Watching Emmitt Smith head the class of NFL Hall of Fame inductees announced before the kickoff of Sunday's Super Bowl was a reminder that it's been years since a running back imposed his will on the championship game.

Smith did it in 1994, winning MVP honors in the Cowboy's win over the Bills. Then Denver's Terrell Davis did it again four years later in the Broncos' defeat of the Packers.

But in the 12 Super Bowls since, quarterbacks or wide receivers have been named the MVP 10 times, including Sunday's XLIV winner, Drew Brees, who capped the most pass-happy year in NFL history with a brilliant performance in Miami, leading New Orleans over Indianapolis, 31-17.

Brees tied Tom Brady's Super Bowl record with 32 completions in 39 attempts — heck, his Hall-of-Fame-bound counterpart on the other sideline, Peyton Manning, was 31 of 45 and more than 300 yards himself.

Manning and Brees put on a shootout that was, perhaps, the only fitting finale for a season when the league's air attacks threatened to make running games obsolete (Manning's AFC-champion Colts were last in the league in rushing this year).

The leagues two best runners, the Viking's Adrian Peterson and the Titan's Chris Johnson, were both considered their teams' biggest threats when the season started, but by midseason, both offenses revolved instead around the quarterbacks, Brett Favre and Vince Young.

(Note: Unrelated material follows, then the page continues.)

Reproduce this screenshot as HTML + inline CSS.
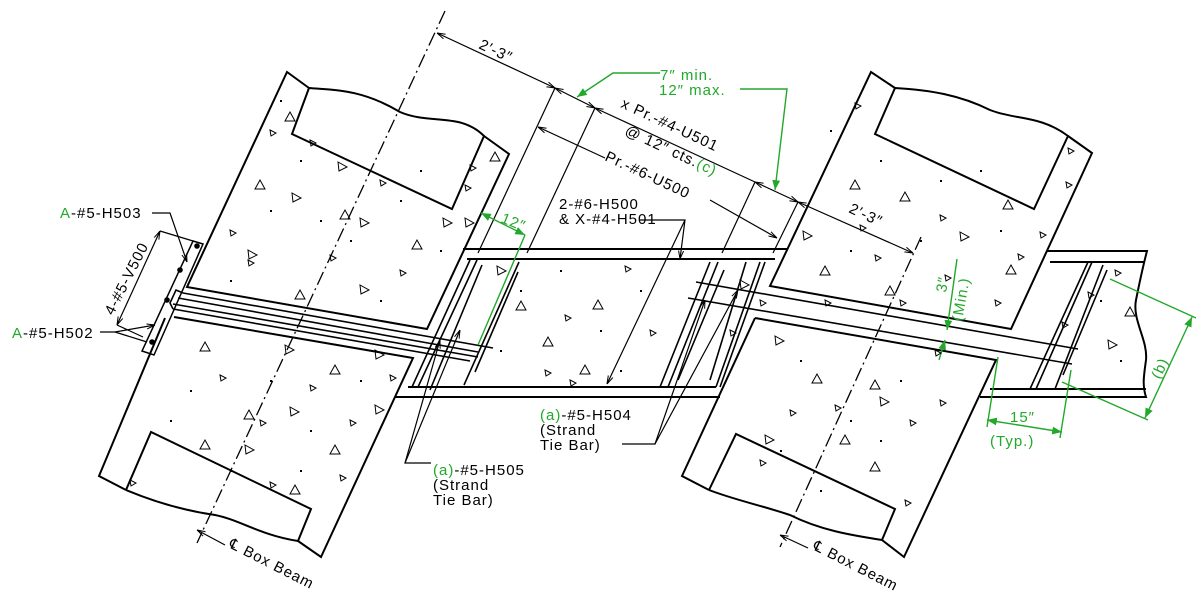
<!DOCTYPE html>
<html><head><meta charset="utf-8"><style>
html,body{margin:0;padding:0;background:#fff;}
svg{display:block}
text{font-family:"Liberation Sans",sans-serif;font-size:15px;letter-spacing:1px;fill:#000;}
.g{fill:#22a82a}
</style></head><body>
<svg width="1200" height="599" viewBox="0 0 1200 599" xmlns="http://www.w3.org/2000/svg">
<defs>
<marker id="a" viewBox="0 0 10 10" refX="10" refY="5" markerWidth="7" markerHeight="7" orient="auto-start-reverse"><path d="M0,2 L10,5 L0,8" fill="none" stroke="#000" stroke-width="1.2"/></marker>
<marker id="ag" viewBox="0 0 10 10" refX="10" refY="5" markerWidth="7" markerHeight="7" orient="auto-start-reverse"><path d="M0,1 L10,5 L0,9 z" fill="#22a82a"/></marker>
<path id="t" d="M0,0 L9,5 L1,9 Z" fill="none" stroke="#000" stroke-width="1"/>
<path id="u" d="M0,9 L5,0 L10,9 Z" fill="none" stroke="#000" stroke-width="1"/>
<path id="s" d="M0,0 L6,3 L1,6 Z" fill="none" stroke="#000" stroke-width="1"/>
<rect id="d" width="1.6" height="1.6" fill="#000"/>
</defs>
<g fill="none" stroke="#000" stroke-width="2">
<path d="M309,88 L287,72 L187,287 L427,329 L509,154 L484,136"/>
<path d="M309,88 C330,90 360,88 400,112 C430,125 460,112 484,136 L452,209 L292,134 Z"/>
<path d="M174,317 L413,358 L321,557 L298,541 M126,490 L99,476 L165,318"/>
<path d="M126,490 L151,432 L311,509 L298,541 C260,535 240,520 215,515 C180,510 150,500 126,490"/>
<path d="M193,241 L203,244 L154,355 L142,351 Z" stroke-width="1.5"/>
<path d="M895,88 L871,72 L770,286 L1011,329 L1092,153 L1068,136"/>
<path d="M895,88 C930,90 960,95 990,110 C1015,120 1040,115 1068,136 L1034,209 L875,134 Z"/>
<path d="M755,318 L996,360 L904,557 L882,540 M709,490 L682,476 L755,318"/>
<path d="M709,490 L736,434 L895,509 L882,540 C850,535 820,530 790,515 C760,505 735,500 709,490"/>
<path d="M463,249 L787,249 M467,259 L775,259 M408,387 L716,387 M395,397 L720,397"/>
<path d="M1047,251 L1147,251 C1142,270 1140,280 1136,300 C1132,320 1148,340 1146,360 C1144,375 1142,385 1146,397 L980,397 M1050,262 L1145,262 M990,389 L1146,389"/>
</g>
<g fill="none" stroke="#000" stroke-width="1.6">
<path d="M183,293 L493,348 M178,298 L478,352 M173,304 L478,357 M173,309 L470,361"/>
<path d="M183,293 L176,290 L170,303 L173,309"/>
<circle cx="197" cy="246" r="2" fill="#000"/><circle cx="180" cy="270" r="2" fill="#000"/><circle cx="167" cy="300" r="2" fill="#000"/><circle cx="152" cy="342" r="2" fill="#000"/>
<path d="M696,282 L1078,349 M688,298 L1072,364"/>
<path d="M470,260 L412,387 M477,260 L418,387 M482,265 L430,390 M519,262 L464,385 M518,272 L475,372 M710,262 L660,387 M718,262 L668,387 M724,270 L678,380 M746,262 L710,380 M760,262 L716,387 M765,262 L720,387"/>
<path d="M1088,262 L1030,389 M1092,262 L1036,389 M1103,265 L1055,389 M1107,270 L1063,375"/>
</g>
<g fill="none" stroke="#000" stroke-width="1.3" stroke-dasharray="14,4,2,4">
<path d="M445,11 L197,543"/>
<path d="M921,237 L780,547"/>
</g>
<g fill="none" stroke="#000" stroke-width="1.2">
<path d="M437,33 L555,88" marker-start="url(#a)" marker-end="url(#a)"/>
<path d="M555,88 L595,108" marker-start="url(#a)" marker-end="url(#a)"/>
<path d="M595,108 L755,182" marker-start="url(#a)"/>
<path d="M755,182 L798,202" marker-start="url(#a)" marker-end="url(#a)"/>
<path d="M798,202 L913,253" marker-start="url(#a)" marker-end="url(#a)"/>
<path d="M555,88 L478,253 M595,108 L527,253 M755,182 L722,253 M798,202 L773,253"/>
<path d="M538,127 L605,158" marker-start="url(#a)"/>
<path d="M710,200 L777,238" marker-end="url(#a)"/>
<path d="M640,220 L685,220 L680,259" marker-end="url(#a)"/>
<path d="M685,220 L607,384" marker-end="url(#a)"/>
<!-- 4-#5-V500 dimension -->
<path d="M160,231 L193,241 M117,325 L143,337"/>
<path d="M160,231 L117,325" marker-start="url(#a)" marker-end="url(#a)"/>
<path d="M152,213 L170,213 L187,262" marker-end="url(#a)"/>
<path d="M100,332 L115,332 L147,342"/>
<path d="M115,332 L155,325" marker-end="url(#a)"/>
<path d="M431,463 L405,463 L440,340" marker-end="url(#a)"/>
<path d="M405,463 L460,330" marker-end="url(#a)"/>
<path d="M622,444 L655,444 L705,300" marker-end="url(#a)"/>
<path d="M655,444 L738,290" marker-end="url(#a)"/>
<path d="M197,530 L225,545" marker-start="url(#a)"/>
<path d="M780,535 L808,548" marker-start="url(#a)"/>
</g>
<g fill="none" stroke="#22a82a" stroke-width="1.4">
<path d="M660,73 L613,73 L577,97" marker-end="url(#ag)"/>
<path d="M740,89 L787,89 L775,190" marker-end="url(#ag)"/>
<path d="M481,213 L525,235" marker-start="url(#ag)" marker-end="url(#ag)"/>
<path d="M525,235 L478,345"/>
<path d="M957,259 L947,330" marker-end="url(#ag)"/>
<path d="M939,360 L945,340" marker-end="url(#ag)"/>
<path d="M998,357 L987,427 M1071,370 L1060,438"/>
<path d="M987,420 L1062,432" marker-start="url(#ag)" marker-end="url(#ag)"/>
<path d="M1110,279 L1196,318 M1062,382 L1148,420"/>
<path d="M1192,317 L1145,418" marker-start="url(#ag)" marker-end="url(#ag)"/>
</g>
<!-- aggregate -->
<g>
<use href="#u" x="285" y="112"/><use href="#u" x="255" y="180"/><use href="#t" x="292" y="193"/><use href="#u" x="340" y="210"/><use href="#t" x="360" y="218"/><use href="#u" x="412" y="240"/><use href="#t" x="360" y="285"/><use href="#u" x="295" y="290"/><use href="#t" x="465" y="218"/><use href="#u" x="490" y="152"/><use href="#t" x="248" y="250"/><use href="#t" x="338" y="162"/><use href="#t" x="443" y="218"/><use href="#s" x="270" y="130"/><use href="#s" x="310" y="140"/><use href="#s" x="380" y="180"/><use href="#s" x="230" y="230"/><use href="#s" x="330" y="255"/><use href="#s" x="400" y="270"/><use href="#s" x="465" y="185"/><use href="#s" x="470" y="165"/><use href="#s" x="248" y="260"/>
<use href="#u" x="200" y="342"/><use href="#u" x="244" y="410"/><use href="#u" x="330" y="365"/><use href="#t" x="285" y="345"/><use href="#t" x="290" y="407"/><use href="#u" x="200" y="440"/><use href="#t" x="245" y="445"/><use href="#u" x="330" y="445"/><use href="#t" x="375" y="405"/><use href="#t" x="375" y="350"/><use href="#s" x="220" y="375"/><use href="#s" x="310" y="385"/><use href="#s" x="260" y="420"/><use href="#s" x="350" y="420"/><use href="#s" x="270" y="482"/><use href="#s" x="130" y="480"/><use href="#s" x="340" y="475"/><use href="#s" x="390" y="375"/><use href="#u" x="290" y="485"/>
<use href="#t" x="497" y="266"/><use href="#u" x="516" y="301"/><use href="#u" x="593" y="300"/><use href="#u" x="543" y="337"/><use href="#s" x="625" y="266"/><use href="#s" x="565" y="315"/><use href="#s" x="570" y="380"/><use href="#s" x="545" y="370"/><use href="#u" x="580" y="365"/><use href="#s" x="650" y="330"/><use href="#t" x="740" y="280"/><use href="#s" x="760" y="300"/><use href="#s" x="730" y="330"/>
<use href="#t" x="803" y="231"/><use href="#u" x="820" y="266"/><use href="#u" x="850" y="180"/><use href="#u" x="900" y="192"/><use href="#t" x="960" y="232"/><use href="#u" x="1003" y="200"/><use href="#u" x="1006" y="265"/><use href="#u" x="885" y="286"/><use href="#s" x="855" y="103"/><use href="#s" x="875" y="255"/><use href="#s" x="900" y="300"/><use href="#s" x="945" y="275"/><use href="#s" x="995" y="300"/><use href="#s" x="1018" y="254"/><use href="#s" x="1040" y="232"/><use href="#s" x="1066" y="182"/><use href="#s" x="1068" y="148"/><use href="#s" x="860" y="225"/><use href="#s" x="940" y="215"/><use href="#s" x="825" y="300"/>
<use href="#t" x="775" y="336"/><use href="#u" x="812" y="374"/><use href="#u" x="870" y="380"/><use href="#t" x="765" y="435"/><use href="#u" x="840" y="435"/><use href="#u" x="870" y="462"/><use href="#t" x="880" y="397"/><use href="#s" x="790" y="410"/><use href="#s" x="835" y="405"/><use href="#s" x="760" y="460"/><use href="#s" x="910" y="420"/><use href="#s" x="940" y="400"/><use href="#s" x="905" y="500"/><use href="#s" x="935" y="350"/><use href="#u" x="1125" y="307"/><use href="#t" x="1108" y="340"/><use href="#s" x="1088" y="292"/><use href="#s" x="1115" y="270"/><use href="#s" x="1062" y="322"/>
</g>
<g fill="#000">
<rect x="280" y="100" width="2" height="2"/><rect x="300" y="160" width="2" height="2"/><rect x="320" y="220" width="2" height="2"/><rect x="270" y="210" width="2" height="2"/><rect x="400" y="200" width="2" height="2"/><rect x="440" y="250" width="2" height="2"/><rect x="380" y="300" width="2" height="2"/><rect x="230" y="280" width="2" height="2"/><rect x="350" y="240" width="2" height="2"/><rect x="420" y="170" width="2" height="2"/>
<rect x="190" y="390" width="2" height="2"/><rect x="270" y="380" width="2" height="2"/><rect x="310" y="430" width="2" height="2"/><rect x="230" y="470" width="2" height="2"/><rect x="360" y="380" width="2" height="2"/><rect x="170" y="420" width="2" height="2"/><rect x="300" y="470" width="2" height="2"/>
<rect x="520" y="290" width="2" height="2"/><rect x="600" y="330" width="2" height="2"/><rect x="640" y="290" width="2" height="2"/><rect x="500" y="350" width="2" height="2"/><rect x="560" y="270" width="2" height="2"/><rect x="620" y="370" width="2" height="2"/>
<rect x="830" y="130" width="2" height="2"/><rect x="880" y="160" width="2" height="2"/><rect x="920" y="240" width="2" height="2"/><rect x="980" y="170" width="2" height="2"/><rect x="850" y="250" width="2" height="2"/><rect x="1000" y="230" width="2" height="2"/><rect x="940" y="180" width="2" height="2"/>
<rect x="800" y="360" width="2" height="2"/><rect x="850" y="420" width="2" height="2"/><rect x="780" y="450" width="2" height="2"/><rect x="900" y="380" width="2" height="2"/><rect x="820" y="490" width="2" height="2"/><rect x="880" y="440" width="2" height="2"/><rect x="1120" y="360" width="2" height="2"/><rect x="1100" y="300" width="2" height="2"/>
</g>
<text x="60" y="218"><tspan class="g">A</tspan>-#5-H503</text>
<text x="12" y="338"><tspan class="g">A</tspan>-#5-H502</text>
<text transform="translate(113,316) rotate(-63)">4-#5-V500</text>
<text transform="translate(478,48) rotate(25)">2′-3″</text>
<text transform="translate(848,212) rotate(25)">2′-3″</text>
<text transform="translate(620,107) rotate(25)">x Pr.-#4-U501</text>
<text transform="translate(624,134) rotate(25)">@ 12″ cts.<tspan class="g">(c)</tspan></text>
<text transform="translate(604,160) rotate(25)">Pr.-#6-U500</text>
<text class="g" x="660" y="80">7″ min.</text>
<text class="g" x="659" y="95">12″ max.</text>
<text class="g" transform="translate(500,222) rotate(22)">12″</text>
<text x="559" y="209">2-#6-H500</text>
<text x="559" y="224">&amp; X-#4-H501</text>
<text x="540" y="420"><tspan class="g">(a)</tspan>-#5-H504</text>
<text x="540" y="435">(Strand</text>
<text x="540" y="450">Tie Bar)</text>
<text x="433" y="475"><tspan class="g">(a)</tspan>-#5-H505</text>
<text x="433" y="490">(Strand</text>
<text x="433" y="505">Tie Bar)</text>
<text class="g" transform="translate(946,293) rotate(-80)">3″</text>
<text class="g" transform="translate(962,322) rotate(-80)">(Min.)</text>
<text class="g" x="1010" y="422">15″</text>
<text class="g" x="990" y="446">(Typ.)</text>
<text class="g" transform="translate(1160,380) rotate(-65)">(b)</text>
<text transform="translate(228,547) rotate(27)">℄ Box Beam</text>
<text transform="translate(812,549) rotate(27)">℄ Box Beam</text>
</svg>
</body></html>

Favre, Manning and Brees led an all-star roster of 10 NFL QBs this year who each threw for 4,000 yards. The previous record? Seven.

Watching Manning and Brees carve up the field Sunday night, there was little doubt the NFL has what it always wanted: each team's fortunes, more than ever, rest on the shoulders — and the throwing arm — of the glamour boys. All across the league, from Tony Romo's Cowboys to Kurt Warner's Cardinals to Donovan McNabb's Eagles, the narrative of an NFL team is inextricably bound up in the success or failure of the quarterback.

You can't argue with success Sunday's game was a winner, fun to watch and exciting down to the last few minutes. And the ratings will be sky-high, and the story of Drew Brees and his adopted hometown of New Orleans is irresistible.